The stones were placed by a group of former political prisoners who returned to the island in 1995 to commemorate the 5th anniversary of their release.
The exhibition is a meditation on this stone monument and the poignancy it holds for the present political moment.
For seven hours a day, five days a week the inmates spent their time in a quarry, extracting limestone used to whitewash roads on the island.
After years of repetition, this seemingly futile exercise exacted a heavy physical toll.
When former president Nelson Mandela returned to the island in 1995, he was the first to pick up a stone and deposit it a few steps away, beside the road. Soon fellow ex-prisoners joined in, stacking stones.

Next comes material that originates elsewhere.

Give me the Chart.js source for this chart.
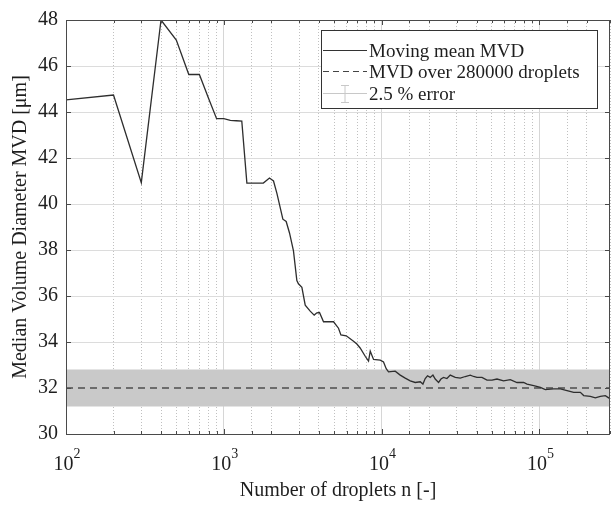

In the Xhosa culture the gesture is associated with asking for good fortune and is known as an “isivivana”, marking in Khoisan tradition the site of a sacred place.
For Jaar this moment represented the spontaneous creation of an “extraordinary public monument of reconciliation”.
The fact that the isivivana was still standing when Jaar took his photograph years later further transformed the stones into a “metaphor for the extreme precariousness” of South Africa’s post-apartheid journey and the road that lies ahead, the gallery said.
In Men Who Cannot Cry, Jaar reflects on the metaphor through various representations of the monument.
Beside Jaar’s original photograph of the isivivana itself, there are five geometric neons he describes as “speculative forms that try to interpret the fragility of the monument in metaphorical, spiritual, and political ways”.
An additional work presents a stone Jaar picked up from Robben Island, shown in a plexiglass light box atop a pedestal.
Every few minutes the light intensifies in the box to the point that the stone practically disappears, becoming a black dot that embeds itself in a viewer’s retina like an after-image effect.
The Sound of Silence is the final work on the show.
The photographic installation features 15 images of Robben Island taken by Jaar during his visit. The exhibition at the Goodman Gallery runs until January 12 next year.